Development and study of a microprocessor-based direct current motor controller
Abstract
Control systems for electric motors have become so vital to the proper performance and protection of modern plant equipment that they are frequently the most essential links in complex industrial applications. Electric motors play a very important part in furnishing power for all types of domestic and industrial applications. Understanding the direct current drive is particularly important because it is so widely used as a yardstick by which other drives are measured. Users who develop a good grasp of the direct current drive will find their knowhow invaluable in dealing with all other types, particularly if they can establish a firm grip on the philosophy of the control scheme. Analogue and digital motor control systems already exist. These control systems have inherent weaknesses such as lack of system's flexibility, poor responses, large power losses, several switches and relays, large complexity of wiring, and a large number of circuitry.
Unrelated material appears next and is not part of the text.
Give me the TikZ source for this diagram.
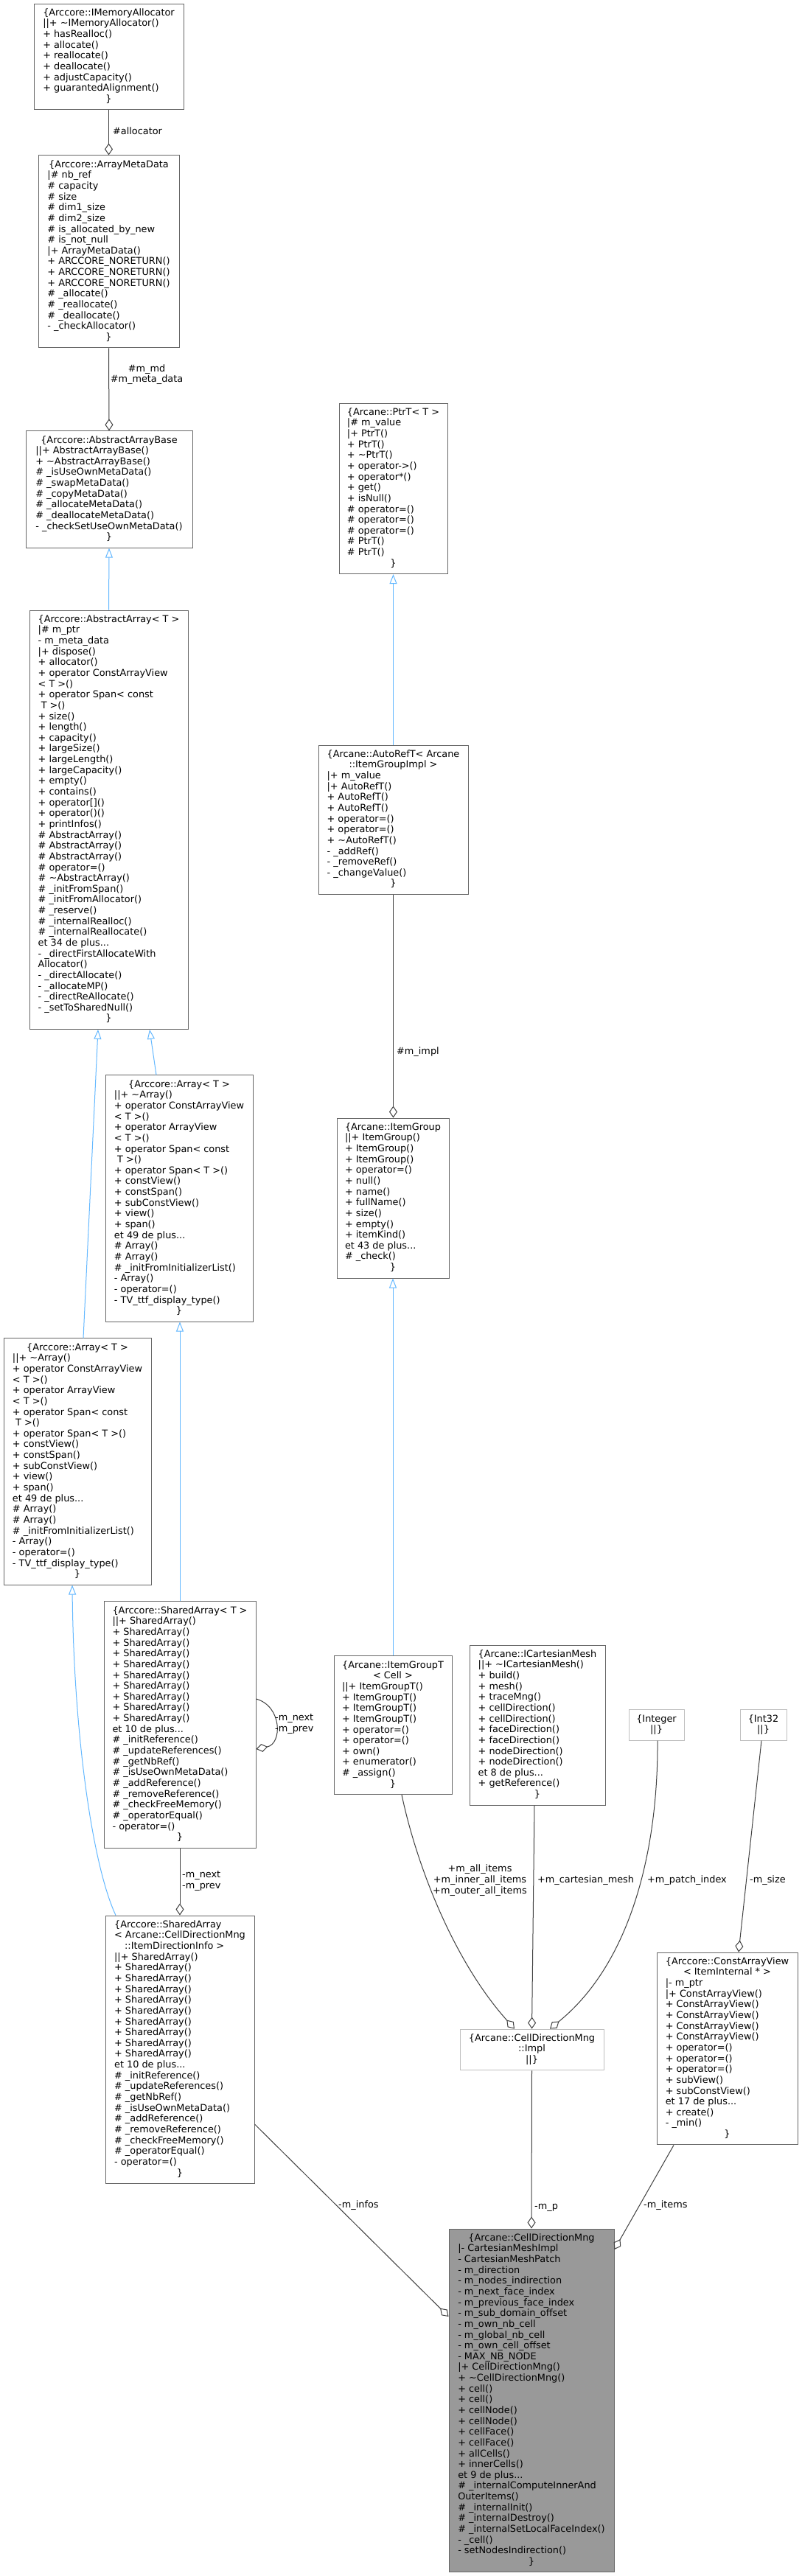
\documentclass[tikz,border=0pt]{standalone}
\usepackage{fontspec}
\setmainfont{DejaVu Sans}
\usetikzlibrary{arrows.meta}
\definecolor{boxborder}{HTML}{666666}
\definecolor{undocborder}{HTML}{BFBFBF}
\definecolor{mainfill}{HTML}{999999}
\definecolor{inhblue}{HTML}{63B8FF}
\definecolor{collgrey}{HTML}{404040}
\newcommand\ctr[1]{\multicolumn{1}{@{}c@{}}{#1}}
\newcommand\boxtext[1]{\begin{tabular}{@{}l@{}}#1\end{tabular}}
\tikzset{
  cls/.style={draw=boxborder, fill=white, line width=1pt, inner sep=0pt,
    font=\fontsize{12.85}{14.64}\selectfont, text=black},
  undoc/.style={cls, draw=undocborder},
  mainc/.style={cls, fill=mainfill},
  inh/.style={draw=inhblue, line width=1pt, -{Triangle[open, length=13pt, width=10pt]}},
  coll/.style={draw=collgrey, line width=1pt, -{Diamond[open, length=16pt, width=11pt]}},
  elabel/.style={font=\fontsize{12.85}{14.64}\selectfont, inner sep=0pt, text=black}
}
\begin{document}
\begin{tikzpicture}[x=1pt,y=-1pt]
\fill[white] (0,0) rectangle (1087,3495);
\useasboundingbox (0,0) rectangle (1087,3495);

% ---------------- left column ----------------
\node[cls, minimum width=203pt, minimum height=143.76pt] (ima) at (147.5,76.9) {\boxtext{%
\ctr{\{Arccore::IMemoryAllocator}\\
||+ \textasciitilde IMemoryAllocator()\\
+ hasRealloc()\\
+ allocate()\\
+ reallocate()\\
+ deallocate()\\
+ adjustCapacity()\\
+ guarantedAlignment()\\
\ctr{\}}}};

\node[cls, minimum width=191pt, minimum height=260.88pt] (amd) at (147.5,341.4) {\boxtext{%
\ctr{\{Arccore::ArrayMetaData}\\
|\# nb\_ref\\
\# capacity\\
\# size\\
\# dim1\_size\\
\# dim2\_size\\
\# is\_allocated\_by\_new\\
\# is\_not\_null\\
|+ ArrayMetaData()\\
+ ARCCORE\_NORETURN()\\
+ ARCCORE\_NORETURN()\\
+ ARCCORE\_NORETURN()\\
\# \_allocate()\\
\# \_reallocate()\\
\# \_deallocate()\\
- \_checkAllocator()\\
\ctr{\}}}};

\node[cls, minimum width=226pt, minimum height=158.4pt] (aab) at (148,664) {\boxtext{%
\ctr{\{Arccore::AbstractArrayBase}\\
||+ AbstractArrayBase()\\
+ \textasciitilde AbstractArrayBase()\\
\# \_isUseOwnMetaData()\\
\# \_swapMetaData()\\
\# \_copyMetaData()\\
\# \_allocateMetaData()\\
\# \_deallocateMetaData()\\
- \_checkSetUseOwnMetaData()\\
\ctr{\}}}};

\node[cls, minimum width=215pt, minimum height=568.32pt] (aa) at (147.5,1112.2) {\boxtext{%
\ctr{\{Arccore::AbstractArray< T >}\\
|\# m\_ptr\\
- m\_meta\_data\\
|+ dispose()\\
+ allocator()\\
+ operator ConstArrayView\\
< T >()\\
+ operator Span< const\\
\ T >()\\
+ size()\\
+ length()\\
+ capacity()\\
+ largeSize()\\
+ largeLength()\\
+ largeCapacity()\\
+ empty()\\
+ contains()\\
+ operator[]()\\
+ operator()()\\
+ printInfos()\\
\# AbstractArray()\\
\# AbstractArray()\\
\# AbstractArray()\\
\# operator=()\\
\# \textasciitilde AbstractArray()\\
\# \_initFromSpan()\\
\# \_initFromAllocator()\\
\# \_reserve()\\
\# \_internalRealloc()\\
\# \_internalReallocate()\\
et 34 de plus...\\
- \_directFirstAllocateWith\\
Allocator()\\
- \_directAllocate()\\
- \_allocateMP()\\
- \_directReAllocate()\\
- \_setToSharedNull()\\
\ctr{\}}}};

\node[cls, minimum width=200pt, minimum height=334.08pt] (arrm) at (243,1626) {\boxtext{%
\ctr{\{Arccore::Array< T >}\\
||+ \textasciitilde Array()\\
+ operator ConstArrayView\\
< T >()\\
+ operator ArrayView\\
< T >()\\
+ operator Span< const\\
\ T >()\\
+ operator Span< T >()\\
+ constView()\\
+ constSpan()\\
+ subConstView()\\
+ view()\\
+ span()\\
et 49 de plus...\\
\# Array()\\
\# Array()\\
\# \_initFromInitializerList()\\
- Array()\\
- operator=()\\
- TV\_ttf\_display\_type()\\
\ctr{\}}}};

\node[cls, minimum width=200pt, minimum height=334.08pt] (arrl) at (105,1983) {\boxtext{%
\ctr{\{Arccore::Array< T >}\\
||+ \textasciitilde Array()\\
+ operator ConstArrayView\\
< T >()\\
+ operator ArrayView\\
< T >()\\
+ operator Span< const\\
\ T >()\\
+ operator Span< T >()\\
+ constView()\\
+ constSpan()\\
+ subConstView()\\
+ view()\\
+ span()\\
et 49 de plus...\\
\# Array()\\
\# Array()\\
\# \_initFromInitializerList()\\
- Array()\\
- operator=()\\
- TV\_ttf\_display\_type()\\
\ctr{\}}}};

\node[cls, minimum width=206pt, minimum height=334.08pt] (sat) at (244,2340) {\boxtext{%
\ctr{\{Arccore::SharedArray< T >}\\
||+ SharedArray()\\
+ SharedArray()\\
+ SharedArray()\\
+ SharedArray()\\
+ SharedArray()\\
+ SharedArray()\\
+ SharedArray()\\
+ SharedArray()\\
+ SharedArray()\\
+ SharedArray()\\
et 10 de plus...\\
\# \_initReference()\\
\# \_updateReferences()\\
\# \_getNbRef()\\
\# \_isUseOwnMetaData()\\
\# \_addReference()\\
\# \_removeReference()\\
\# \_checkFreeMemory()\\
\# \_operatorEqual()\\
- operator=()\\
\ctr{\}}}};

\node[cls, minimum width=202pt, minimum height=363.36pt] (sacd) at (244,2780.7) {\boxtext{%
\{Arccore::SharedArray\\
< Arcane::CellDirectionMng\\
\hspace*{14pt}::ItemDirectionInfo >\\
||+ SharedArray()\\
+ SharedArray()\\
+ SharedArray()\\
+ SharedArray()\\
+ SharedArray()\\
+ SharedArray()\\
+ SharedArray()\\
+ SharedArray()\\
+ SharedArray()\\
+ SharedArray()\\
et 10 de plus...\\
\# \_initReference()\\
\# \_updateReferences()\\
\# \_getNbRef()\\
\# \_isUseOwnMetaData()\\
\# \_addReference()\\
\# \_removeReference()\\
\# \_checkFreeMemory()\\
\# \_operatorEqual()\\
- operator=()\\
\ctr{\}}}};

% ---------------- middle column ----------------
\node[cls, minimum width=147pt, minimum height=231.6pt] (ptr) at (533.5,662.8) {\boxtext{%
\ctr{\{Arcane::PtrT< T >}\\
|\# m\_value\\
|+ PtrT()\\
+ PtrT()\\
+ \textasciitilde PtrT()\\
+ operator->()\\
+ operator*()\\
+ get()\\
+ isNull()\\
\# operator=()\\
\# operator=()\\
\# operator=()\\
\# PtrT()\\
\# PtrT()\\
\ctr{\}}}};

\node[cls, minimum width=203pt, minimum height=202.32pt] (arf) at (533.5,1112.2) {\boxtext{%
\ctr{\{Arcane::AutoRefT< Arcane}\\
\ctr{::ItemGroupImpl >}\\
|+ m\_value\\
|+ AutoRefT()\\
+ AutoRefT()\\
+ AutoRefT()\\
+ operator=()\\
+ operator=()\\
+ \textasciitilde AutoRefT()\\
- \_addRef()\\
- \_removeRef()\\
- \_changeValue()\\
\ctr{\}}}};

\node[cls, minimum width=152pt, minimum height=216.96pt] (ig) at (533,1625.5) {\boxtext{%
\ctr{\{Arcane::ItemGroup}\\
||+ ItemGroup()\\
+ ItemGroup()\\
+ ItemGroup()\\
+ operator=()\\
+ null()\\
+ name()\\
+ fullName()\\
+ size()\\
+ empty()\\
+ itemKind()\\
et 43 de plus...\\
\# \_check()\\
\ctr{\}}}};

\node[cls, minimum width=160pt, minimum height=187.68pt] (igt) at (533,2340.8) {\boxtext{%
\ctr{\{Arcane::ItemGroupT}\\
\ctr{< Cell >}\\
||+ ItemGroupT()\\
+ ItemGroupT()\\
+ ItemGroupT()\\
+ ItemGroupT()\\
+ operator=()\\
+ operator=()\\
+ own()\\
+ enumerator()\\
\# \_assign()\\
\ctr{\}}}};

\node[cls, minimum width=184pt, minimum height=216.96pt] (icm) at (729,2340.5) {\boxtext{%
\ctr{\{Arcane::ICartesianMesh}\\
||+ \textasciitilde ICartesianMesh()\\
+ build()\\
+ mesh()\\
+ traceMng()\\
+ cellDirection()\\
+ cellDirection()\\
+ faceDirection()\\
+ faceDirection()\\
+ nodeDirection()\\
+ nodeDirection()\\
et 8 de plus...\\
+ getReference()\\
\ctr{\}}}};

\node[undoc, minimum width=75pt, minimum height=41.28pt] (intg) at (890.5,2340.5) {\boxtext{%
\ctr{\{Integer}\\
\ctr{||\}}}};

\node[undoc, minimum width=63pt, minimum height=41.28pt] (i32) at (1035.5,2340.5) {\boxtext{%
\ctr{\{Int32}\\
\ctr{||\}}}};

\node[undoc, minimum width=195pt, minimum height=55.92pt] (impl) at (721.5,2781) {\boxtext{%
\ctr{\{Arcane::CellDirectionMng}\\
\ctr{::Impl}\\
\ctr{||\}}}};

\node[cls, minimum width=191pt, minimum height=260.88pt] (cav) at (986.5,2779.5) {\boxtext{%
\ctr{\{Arccore::ConstArrayView}\\
\ctr{< ItemInternal * >}\\
|- m\_ptr\\
|+ ConstArrayView()\\
+ ConstArrayView()\\
+ ConstArrayView()\\
+ ConstArrayView()\\
+ ConstArrayView()\\
+ operator=()\\
+ operator=()\\
+ operator=()\\
+ subView()\\
+ subConstView()\\
et 17 de plus...\\
+ create()\\
- \_min()\\
\ctr{\}}}};

\node[mainc, minimum width=224pt, minimum height=465.84pt] (cdm) at (721,3256.9) {\boxtext{%
\ctr{\{Arcane::CellDirectionMng}\\
|- CartesianMeshImpl\\
- CartesianMeshPatch\\
- m\_direction\\
- m\_nodes\_indirection\\
- m\_next\_face\_index\\
- m\_previous\_face\_index\\
- m\_sub\_domain\_offset\\
- m\_own\_nb\_cell\\
- m\_global\_nb\_cell\\
- m\_own\_cell\_offset\\
- MAX\_NB\_NODE\\
|+ CellDirectionMng()\\
+ \textasciitilde CellDirectionMng()\\
+ cell()\\
+ cell()\\
+ cellNode()\\
+ cellNode()\\
+ cellFace()\\
+ cellFace()\\
+ allCells()\\
+ innerCells()\\
et 9 de plus...\\
\# \_internalComputeInnerAnd\\
OuterItems()\\
\# \_internalInit()\\
\# \_internalDestroy()\\
\# \_internalSetLocalFaceIndex()\\
- \_cell()\\
- setNodesIndirection()\\
\ctr{\}}}};

% ---------------- connectors ----------------
\draw[coll] (ima.south) -- (amd.north);
\node[elabel, anchor=west] (l1) at (153,178) {\#allocator};

\draw[coll] (amd.south) -- (aab.north);
\node[elabel, align=center] (l2) at (199,508) {\#m\_md\\\#m\_meta\_data};

\draw[inh] (aa.north) -- (aab.south);
\draw[inh] ([xshift=-31pt]arrm.north) -- ([xshift=55.5pt]aa.south);
\draw[inh] ([xshift=8pt]arrl.north) -- ([xshift=-14.5pt]aa.south);
\draw[inh] (sat.north) -- ([xshift=1pt]arrm.south);
\draw[inh] ([xshift=-87pt]sacd.north) .. controls (125,2530) and (100,2350) .. ([xshift=-7pt]arrl.south);

\draw[coll] ([yshift=35pt]sat.east) .. controls (383,2315) and (383,2366) .. ([yshift=-33pt]sat.east);
\node[elabel, align=left, anchor=west] (l3) at (373,2339) {-m\_next\\-m\_prev};

\draw[coll] (sat.south) -- (sacd.north);
\node[elabel, align=left, anchor=west] (l4) at (247,2552) {-m\_next\\-m\_prev};

\draw[coll] ([yshift=-101.3pt]sacd.east) -- ([yshift=113.9pt]cdm.west);
\node[elabel, anchor=west] (l5) at (459,2992) {-m\_infos};

\draw[inh] (arf.north) -- (ptr.south);
\draw[coll] (arf.south) -- ([xshift=0.5pt]ig.north);
\node[elabel, anchor=west] (l6) at (538,1427) {\#m\_impl};
\draw[inh] (igt.north) -- (ig.south);

\draw[coll] ([xshift=12pt]igt.south) .. controls (565,2530) and (615,2660) .. ([xshift=-23.5pt]impl.north);
\node[elabel, align=center] (l7) at (651,2551) {+m\_all\_items\\+m\_inner\_all\_items\\+m\_outer\_all\_items};

\draw[coll] ([xshift=-4pt]icm.south) -- (impl.north);
\node[elabel, anchor=west] (l8) at (729,2551) {+m\_cartesian\_mesh};

\draw[coll] ([xshift=1.5pt]intg.south) .. controls (893,2500) and (860,2660) .. ([xshift=24.5pt]impl.north);
\node[elabel] (l9) at (932,2551) {+m\_patch\_index};

\draw[coll] (impl.south) -- (cdm.north);
\node[elabel, anchor=west] (l10) at (725,2995) {-m\_p};

\draw[coll] ([xshift=-2.5pt]i32.south) -- ([xshift=15.5pt]cav.north);
\node[elabel, anchor=west] (l11) at (1017,2551) {-m\_size};

\draw[coll] ([xshift=-72.5pt]cav.south) -- ([yshift=204.9pt]cdm.east);
\node[elabel, anchor=west] (l12) at (873,2992) {-m\_items};
\end{tikzpicture}
\end{document}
This thesis presents a control system based on a 8088 microprocessor for starting, stopping and changing the direction of DC motors. The hardware consists of the micro-controller and the switching circuit connected to the motor. The microprocessor with the help of a clock produces pulses which are output through the port B of the Programmable Peripheral Interface (8255). This signal was fed to the switching circuit through a non inverting buffer. To run a motor both forward and reverse, an H-bridge circuit has been set that can reverse its polarity. The average voltage applied to the motor depends on the amount of time when the switch is ON with respect to the time when the switch is OFF (duty cycle). The control software was developed using assembly language and coded in 8086/8088 assembler. Experimental results were achieved using Light Emitting Diodes (LEDs) and a PM 3384 Autoranging Combiscope. The system possesses some advantages over the analog and digital motor controllers.